1. Field of the Invention
The present invention relates to an actinic-ray- or radiation-sensitive resin composition for use in a semiconductor production process for an IC or the like, a circuit board production for a liquid crystal, a thermal head or the like, the fabrication of an imprint mold structure, other photofabrication processes, a lithographic printing plate and an acid-hardenable composition, and further relates to an actinic-ray- or radiation-sensitive film, a photomask blank and a method of forming a pattern.
In the present invention, the term “actinic rays” or “radiation” means, for example, brightline spectra from a mercury lamp, far ultraviolet represented by an excimer laser, extreme ultraviolet, X-rays, soft X-rays, electron beams and the like. In the present invention, the term “light” means actinic rays or radiation.
2. Description of the Related Art
Heretofore, the microfabrication by lithography using a photoresist composition is performed in the process for manufacturing semiconductor devices, such as an IC and an LSI. In recent years, the formation of an ultrafine pattern in the submicron region or quarter-micron region is increasingly required in accordance with the realization of high integration for integrated circuits. Accordingly, the trend of exposure wavelength toward a short wavelength is seen. To now, an exposure equipment using an ArF excimer laser of 193 nm wavelength as a light source has been developed. Further, a method, known as a liquid-immersion method, in which the space between a projector lens and a sample is filled with a liquid of high refractive index (hereinafter also referred to as an “immersion liquid”) has progressed as a technology for enhancing the resolving power. Still further, the development of lithography technology using electron beams, X-rays, EUV light or the like, aside from the excimer laser light, is now being promoted. Accordingly, chemically amplified resist compositions that are effectively sensitive to various radial rays and excel in sensitivity, resolution, pattern shape, capability of suppressing any line edge roughness (LER) (roughness performance) and the like have been developed (see, for example, patent reference 1).
With respect to, in particular, the resolution and roughness performance, the smaller the pattern size, the greater the importance thereof.

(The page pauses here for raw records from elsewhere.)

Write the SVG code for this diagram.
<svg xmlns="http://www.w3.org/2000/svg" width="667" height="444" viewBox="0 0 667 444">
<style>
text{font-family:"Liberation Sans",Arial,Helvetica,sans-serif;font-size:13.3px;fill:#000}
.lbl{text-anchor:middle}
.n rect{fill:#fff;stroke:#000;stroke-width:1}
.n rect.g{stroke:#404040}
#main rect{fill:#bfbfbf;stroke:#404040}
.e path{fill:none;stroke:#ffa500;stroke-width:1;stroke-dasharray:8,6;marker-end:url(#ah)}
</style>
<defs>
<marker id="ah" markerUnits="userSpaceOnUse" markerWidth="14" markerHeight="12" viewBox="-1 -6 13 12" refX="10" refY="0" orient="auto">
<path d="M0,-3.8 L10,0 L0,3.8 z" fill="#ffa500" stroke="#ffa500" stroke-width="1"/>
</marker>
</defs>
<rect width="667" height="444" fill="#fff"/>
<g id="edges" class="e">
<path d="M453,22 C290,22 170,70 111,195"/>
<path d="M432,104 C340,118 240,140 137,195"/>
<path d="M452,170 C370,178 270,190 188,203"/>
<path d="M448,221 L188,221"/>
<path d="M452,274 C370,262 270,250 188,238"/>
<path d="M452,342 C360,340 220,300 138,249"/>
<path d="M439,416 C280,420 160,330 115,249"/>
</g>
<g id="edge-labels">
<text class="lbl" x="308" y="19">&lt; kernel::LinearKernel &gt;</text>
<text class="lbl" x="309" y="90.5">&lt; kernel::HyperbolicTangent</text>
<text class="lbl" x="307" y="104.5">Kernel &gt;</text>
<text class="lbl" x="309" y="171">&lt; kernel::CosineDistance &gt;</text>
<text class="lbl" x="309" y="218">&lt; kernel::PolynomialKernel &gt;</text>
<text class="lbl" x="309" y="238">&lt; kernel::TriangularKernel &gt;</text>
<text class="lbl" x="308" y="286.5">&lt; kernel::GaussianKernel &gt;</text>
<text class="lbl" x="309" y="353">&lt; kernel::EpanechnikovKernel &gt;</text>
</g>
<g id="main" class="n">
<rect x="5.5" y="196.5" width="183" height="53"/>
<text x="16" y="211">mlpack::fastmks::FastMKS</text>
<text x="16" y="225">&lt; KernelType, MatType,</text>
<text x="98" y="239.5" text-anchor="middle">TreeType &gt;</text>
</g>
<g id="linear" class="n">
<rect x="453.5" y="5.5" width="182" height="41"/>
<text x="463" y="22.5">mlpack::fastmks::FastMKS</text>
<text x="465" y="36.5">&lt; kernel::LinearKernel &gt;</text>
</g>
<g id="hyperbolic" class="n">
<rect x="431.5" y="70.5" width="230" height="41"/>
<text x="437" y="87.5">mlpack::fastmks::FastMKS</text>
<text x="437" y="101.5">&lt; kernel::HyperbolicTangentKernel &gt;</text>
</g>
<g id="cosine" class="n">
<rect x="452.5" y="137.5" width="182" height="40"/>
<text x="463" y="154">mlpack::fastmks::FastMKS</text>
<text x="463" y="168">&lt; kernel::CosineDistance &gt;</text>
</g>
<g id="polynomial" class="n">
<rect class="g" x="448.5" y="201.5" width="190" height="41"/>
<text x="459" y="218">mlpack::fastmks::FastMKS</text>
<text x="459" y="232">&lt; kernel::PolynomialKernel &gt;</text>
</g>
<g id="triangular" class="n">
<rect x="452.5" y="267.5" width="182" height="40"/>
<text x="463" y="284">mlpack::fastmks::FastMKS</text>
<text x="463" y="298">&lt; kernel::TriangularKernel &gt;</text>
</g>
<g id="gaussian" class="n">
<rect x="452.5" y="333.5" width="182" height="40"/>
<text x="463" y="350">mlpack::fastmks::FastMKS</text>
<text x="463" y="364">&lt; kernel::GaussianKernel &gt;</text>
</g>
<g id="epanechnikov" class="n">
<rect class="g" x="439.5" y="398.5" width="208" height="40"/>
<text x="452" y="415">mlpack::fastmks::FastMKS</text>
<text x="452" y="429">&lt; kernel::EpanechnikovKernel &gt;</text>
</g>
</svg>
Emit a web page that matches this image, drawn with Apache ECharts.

In the lithography using X-rays, electron beams or EUV, it is intended to form a fine pattern of several tens of nanometers (nm). Accordingly, the excellence in resolution and roughness performance are especially required in the lithography.
The electron beam (EB) lithography is positioned as the next-generation or next-next-generation pattern forming technology, and is indispensable as a method of processing a photomask blank for use in the fabrication of a photomask for semiconductor production.
In the EB lithography, it is known that the influence of electron scattering, namely, forward scattering in a resist film is lessened by increasing the acceleration voltage of EB. Therefore, in recent years, the acceleration voltage of EB tends to be increased. However, increasing the acceleration voltage of EB may lower the ratio of trapping of electron energy in the resist film, thereby lowering the sensitivity.
Moreover, increasing the acceleration voltage of EB, although lessening the influence of forward scattering, increases the influence of the scattering of electrons reflected by a resist substrate, namely, backward scattering. When it is intended to form an isolated pattern of large exposure area, this influence of backward scattering is markedly grave. Therefore, for example, an increase of the acceleration voltage of EB might lead to the possibility of a deterioration of the resolution of the isolated pattern.
In particular in the patterning of a photomask blank for use in semiconductor exposure, as a light shielding film containing a heavy atom, such as chromium, molybdenum or tantalum, is present in a layer under a resist, the influence of backward scattering attributed to a reflection from the resist underlayer is more conspicuous than in the application of a resist onto a silicon wafer. Therefore, when an isolated pattern is formed on a photomask blank, the influence of backward scattering is so grave that the possibility of resolution deterioration is high.
As a method for enhancing the resolution of an isolated pattern, the use of a resin containing a group capable of regulating the solubility of the resin is being studied (see, for example, patent reference 2). However, this has not yet fully satisfied the resolution and rectangularity of an isolated pattern.
Moreover, further enhancement of resolution is also required in the formation of a fine contact hole pattern.